Mehr Druck auf Kabila

Die Kritik am Umgang der zairischen Rebellen mit den ruandischen Flüchtlingen reißt nicht ab  ■ Von François Misser

Brüssel (taz) – Die Vorwürfe gegen die Rebellen der „Allianz der Demokratische Kräfte zur Befreiung Kongo-Zaires“ (ADFL) werden immer lauter. Immer mehr Zeugen bezichtigen die Allianz, Massaker an ruandischen Hutu- Flüchtlingen begangen zu haben. Am 28. April berichtete ein Korrespondent der Herald Tribune von den Aussagen eins jungen zairischen Rebellen, dessen Aufgabe es gewesen sein soll, Flüchtlinge zu jagen und zu töten.

Die Rebellen verweisen darauf, daß die Mehrheit dieser Flüchtlinge ehemalige Soldaten und Hutu-Milizen des ruandischen Habyarimana-Regimes vor 1994 gewesen seien. Aber etwa auf die 52 unterernährten Kinder, die nach Angaben von Unicef in der vergangenen Woche aus einem Krankenhaus in Lwiro, 30 Kilometer nördlich von Bukavu mit unbekanntem Ziel verschleppt worden waren, trifft das sicher nicht zu.

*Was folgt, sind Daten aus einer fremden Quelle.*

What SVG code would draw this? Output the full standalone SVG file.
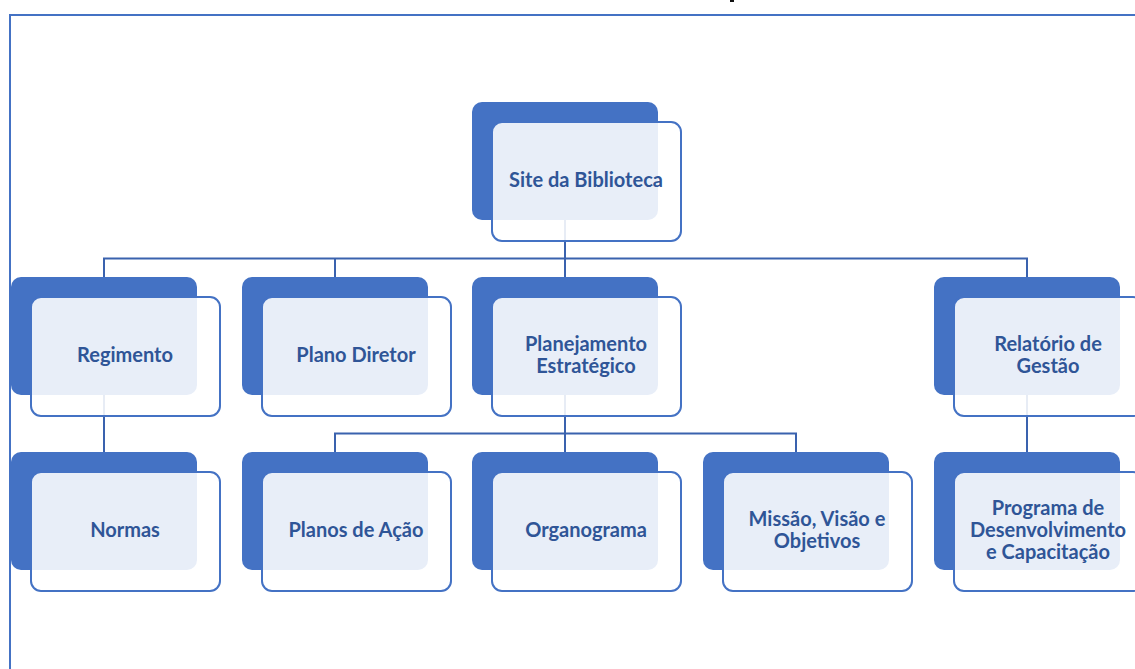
<svg xmlns="http://www.w3.org/2000/svg" width="1135" height="669" viewBox="0 0 1135 669">
  <style>
    .frame { fill: none; stroke: #4472C4; stroke-width: 2; }
    .link { fill: none; stroke: #3A62AE; stroke-width: 2; }
    .back { fill: #4472C4; }
    .front { fill: #FFFFFF; fill-opacity: 0.88; stroke: #4472C4; stroke-width: 2; }
    .label { font-family: Lato, "Liberation Sans", sans-serif; font-weight: 700; font-size: 20px; fill: #2F5597; text-anchor: middle; }
  </style>
  <rect width="1135" height="669" fill="#FFFFFF"/>
  <!-- page frame -->
  <path class="frame" d="M10 669 V15 H1135"/>
  <rect x="730" y="0" width="4" height="2" fill="#111111"/>

  <!-- connectors -->
  <g id="connectors">
    <path class="link" d="M565 220 V258.5"/>
    <path class="link" d="M104 277 V258.5 H1027 V277"/>
    <path class="link" d="M335 258.5 V277"/>
    <path class="link" d="M565 258.5 V277"/>
    <path class="link" d="M104 395 V452"/>
    <path class="link" d="M565 395 V433.5"/>
    <path class="link" d="M335 452 V433.5 H796 V452"/>
    <path class="link" d="M565 433.5 V452"/>
    <path class="link" d="M1027 395 V452"/>
  </g>

  <!-- level 0 -->
  <g id="site-biblioteca">
    <rect class="back" x="472" y="102" width="186" height="118" rx="10"/>
    <rect class="front" x="492" y="122" width="189" height="119" rx="10"/>
    <text class="label" x="586" y="187">Site da Biblioteca</text>
  </g>

  <!-- level 1 -->
  <g id="regimento">
    <rect class="back" x="11" y="277" width="186" height="118" rx="10"/>
    <rect class="front" x="31" y="297" width="189" height="119" rx="10"/>
    <text class="label" x="125" y="362">Regimento</text>
  </g>
  <g id="plano-diretor">
    <rect class="back" x="242" y="277" width="186" height="118" rx="10"/>
    <rect class="front" x="262" y="297" width="189" height="119" rx="10"/>
    <text class="label" x="356" y="362">Plano Diretor</text>
  </g>
  <g id="planejamento-estrategico">
    <rect class="back" x="472" y="277" width="186" height="118" rx="10"/>
    <rect class="front" x="492" y="297" width="189" height="119" rx="10"/>
    <text class="label" x="586" y="351">Planejamento</text>
    <text class="label" x="586" y="373">Estratégico</text>
  </g>
  <g id="relatorio-gestao">
    <rect class="back" x="934" y="277" width="186" height="118" rx="10"/>
    <rect class="front" x="954" y="297" width="189" height="119" rx="10"/>
    <text class="label" x="1048" y="351">Relatório de</text>
    <text class="label" x="1048" y="373">Gestão</text>
  </g>

  <!-- level 2 -->
  <g id="normas">
    <rect class="back" x="11" y="452" width="186" height="118" rx="10"/>
    <rect class="front" x="31" y="472" width="189" height="119" rx="10"/>
    <text class="label" x="125" y="537">Normas</text>
  </g>
  <g id="planos-acao">
    <rect class="back" x="242" y="452" width="186" height="118" rx="10"/>
    <rect class="front" x="262" y="472" width="189" height="119" rx="10"/>
    <text class="label" x="356" y="537">Planos de Ação</text>
  </g>
  <g id="organograma">
    <rect class="back" x="472" y="452" width="186" height="118" rx="10"/>
    <rect class="front" x="492" y="472" width="189" height="119" rx="10"/>
    <text class="label" x="586" y="537">Organograma</text>
  </g>
  <g id="missao-visao-objetivos">
    <rect class="back" x="703" y="452" width="186" height="118" rx="10"/>
    <rect class="front" x="723" y="472" width="189" height="119" rx="10"/>
    <text class="label" x="817" y="526">Missão, Visão e</text>
    <text class="label" x="817" y="548">Objetivos</text>
  </g>
  <g id="programa-desenvolvimento">
    <rect class="back" x="934" y="452" width="186" height="118" rx="10"/>
    <rect class="front" x="954" y="472" width="189" height="119" rx="10"/>
    <text class="label" x="1048" y="515">Programa de</text>
    <text class="label" x="1048" y="537">Desenvolvimento</text>
    <text class="label" x="1048" y="559">e Capacitação</text>
  </g>
</svg>
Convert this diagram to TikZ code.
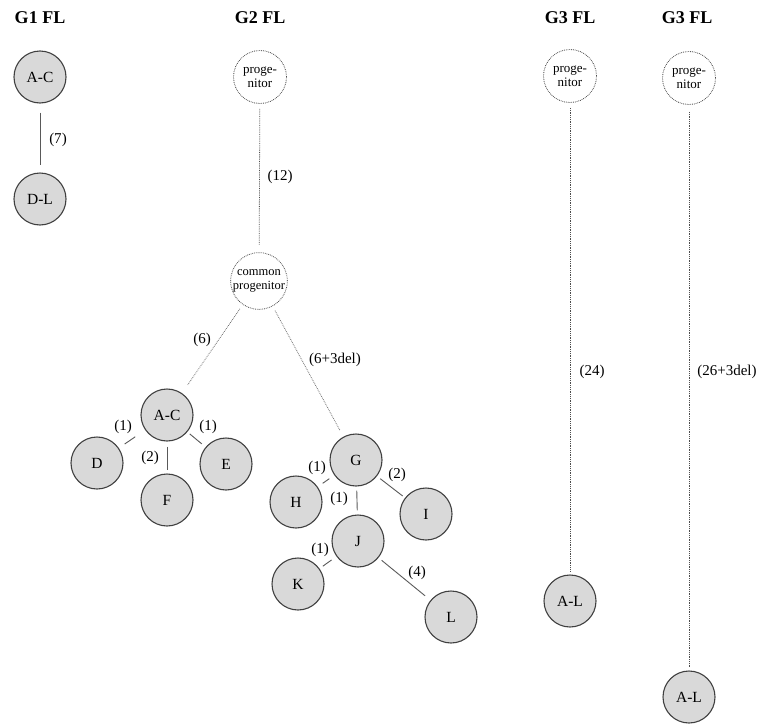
\documentclass[tikz,border=0pt]{standalone}
\usepackage{fontspec}
\setmainfont{Liberation Serif}
\tikzset{
  gene/.style={circle,draw=black!75,line width=1.1pt,fill=black!15,minimum size=52pt,inner sep=0pt,font=\fontsize{15.5}{17}\selectfont},
  ancestor/.style={circle,draw=black!70,densely dotted,line width=0.8pt,minimum size=53pt,inner sep=0pt,align=center,font=\fontsize{13}{14}\selectfont},
  title/.style={font=\fontsize{18}{20}\selectfont\bfseries},
  count/.style={font=\fontsize{15}{17}\selectfont},
  link/.style={draw=black!65,line width=0.9pt},
  trace/.style={draw=black!70,densely dotted,line width=0.8pt},
}
\begin{document}
\begin{tikzpicture}[x=1pt,y=-1pt]
        \useasboundingbox (0,0) rectangle (763,723);
        % column titles
        \node[title] (t1) at (40,18) {G1 FL};
        \node[title] (t2) at (260,18) {G2 FL};
        \node[title] (t3) at (570,18) {G3 FL};
        \node[title] (t4) at (687,18) {G3 FL};
        % G1
        \node[gene] (ac1) at (40,77) {A-C};
        \node[gene] (dl1) at (40,199) {D-L};
        \draw[link,shorten <=9pt,shorten >=7pt] (ac1) -- (dl1);
        \node[count] (c7) at (58,140) {(7)};
        % G2
        \node[ancestor] (prog2) at (260,77) {proge-\\nitor};
        \node[ancestor,font=\fontsize{12.5}{14}\selectfont] (common) at (259,281) {common\\progenitor};
        \draw[trace,shorten <=5pt,shorten >=7pt] (prog2) -- (common);
        \node[count] (c12) at (280,177) {(12)};
        \node[gene] (ac2) at (167,415) {A-C};
        \node[gene] (d) at (97,463) {D};
        \node[gene] (e) at (226,464) {E};
        \node[gene] (f) at (167,500) {F};
        \node[gene] (g) at (356,460) {G};
        \node[gene] (h) at (296,502) {H};
        \node[gene] (i) at (426,514) {I};
        \node[gene] (j) at (358,541) {J};
        \node[gene] (k) at (298,584) {K};
        \node[gene] (l) at (451,617) {L};
        \draw[trace,black!55,shorten <=5pt,shorten >=10pt] (common) -- (ac2);
        \draw[trace,black!55,shorten <=5pt,shorten >=7pt] (common) -- (g);
        \node[count] (c6) at (202,340) {(6)};
        \node[count] (c6del) at (335,360) {(6+3del)};
        \draw[link,shorten <=12pt,shorten >=7pt] (ac2) -- (d);
        \draw[link,shorten <=5pt,shorten >=3pt] (ac2) -- (f);
        \draw[link,shorten <=3pt,shorten >=5pt] (ac2) -- (e);
        \node[count] (cd) at (123,427) {(1)};
        \node[count] (cf) at (150,458) {(2)};
        \node[count] (ce) at (208,427) {(1)};
        \draw[link,shorten <=6pt,shorten >=6pt] (g) -- (h);
        \draw[link,shorten <=4pt,shorten >=4pt] (g) -- (j);
        \draw[link,shorten <=4pt,shorten >=3pt] (g) -- (i);
        \draw[link,shorten <=6pt,shorten >=4pt] (j) -- (k);
        \draw[link,shorten <=4pt,shorten >=7pt] (j) -- (l);
        \node[count] (ch) at (317,468) {(1)};
        \node[count] (cj) at (339,499) {(1)};
        \node[count] (ci) at (397,475) {(2)};
        \node[count] (ck) at (320,550) {(1)};
        \node[count] (cl) at (417,573) {(4)};
        % G3
        \node[ancestor] (prog3) at (570,76) {proge-\\nitor};
        \node[gene] (al3) at (570,601) {A-L};
        \draw[trace,shorten <=5pt,shorten >=3pt] (prog3) -- (al3);
        \node[count] (c24) at (592,372) {(24)};
        \node[ancestor] (prog4) at (689,78) {proge-\\nitor};
        \node[gene] (al4) at (689,697) {A-L};
        \draw[trace,shorten <=7pt,shorten >=4pt] (prog4) -- (al4);
        \node[count] (c26) at (727,372) {(26+3del)};
    \end{tikzpicture}
\end{document}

Erst gestern wurden sie wieder freigelassen.

Die Hilfsorganisation „Ärzte ohne Grenzen“ prangert in einem Bericht die „Jagd auf Menschen“ durch die Rebellen in den Regionen von Bukavu und Shabunda ebenso an wie die Morde, die nichts mit den Kämpfen zu tun haben und deren Opfer auch Kinder und Frauen sind.

Diplomaten und Mitarbeiter von Hilfsorganisationen sind mittlerweile davon überzeugt, daß die Tutsi-Soldaten der Rebellenallianz von Laurent Kabila bewußt die Hilfsaktionen behindern. Ihr Ziel: Hunger und Krankheiten sollen diejenigen töten, die sie selbst nicht umbringen konnten.

Die Folge davon sind Spannungen zwischen Mitarbeitern der Hilfsorganisationen und dem Sicherheitsdienst der Rebellen, der von General Sikatenda geleitet wird: Wie die taz gestern erfuhr, erhielten die örtlichen Verantwortlichen des UNHCR in den vergangenen Tagen sogar Todesdrohungen, die sie davon abhalten sollten, Informationen über Massaker an offizielle Besucher der „befreiten Territorien“ weiterzugeben.

Inzwischen ist auch der ugandische Präsident Yoweri Museveni, der als Unterstützer der Rebellen gilt, auf Distanz zu Kabila gegangen. Zwar erklärte er sich dazu bereit, den Dialog zwischen EU- Kommissarin Emma Bonino und Kabila zu erleichtern, damit die EU-Hilfe die ruandischen Flüchtlinge erreichen könne. Gegenüber der Presse aber fragte er rhetorisch: „Herr Kabila, warum beschmutzen Sie Ihren Namen, indem Sie die Flüchtlinge nicht korrekt behandeln?“

Scharfe Kritik rief das Ultimatum Kabilas an die Hilfsorganisationen hervor, alle ruandischen Flüchtlinge innerhalb von nur zwei Monaten nach Hause zu bringen. Das UNHCR spricht mittlerweile von mindestens drei Monaten, die dafür nötig wären. Die USA bezeichneten das Ultimatum als „unvernünftig und wenig nützlich“. Kabila entging die wachsende Kritik nicht, und er stimmte der Rückführung per Flugzeug von 1.000 Flüchtlingen nach Ruanda am vergangenen Donnerstag zu.

Obwohl gerade US-Bergbaugesellschaften den größten Profit aus dem Vorrücken der Truppen Kabilas gezogen und weitreichende Bergbaukonzessionen erhalten haben, kritisiert gerade Washington die Menschenrechtsverletzungen der Allianz immer stärker. Und Kabila muß, so er denn die Nachfolge von Präsident Mobutu Sese Seko antreten will, jedes Interesse daran haben, daß die Rückkehr der noch lebenden ruandischen Flüchtlinge in geordneten Bahnen verläuft.

Zum international angeschlagenen Image Kabilas kommen auch interne Schwierigkeiten hinzu. Da ist etwa die Ermordung des Militärkommandanten der Allianz und Chef des Nationalrats des Widerstands für die Demokratie, André Kiase Ngandu, am 6. Januar dieses Jahres – offenbar durch Rivalen innerhalb der Rebellenorganisation. Kabila wird gezwungen sein, diesen Vorfall untersuchen zu lassen.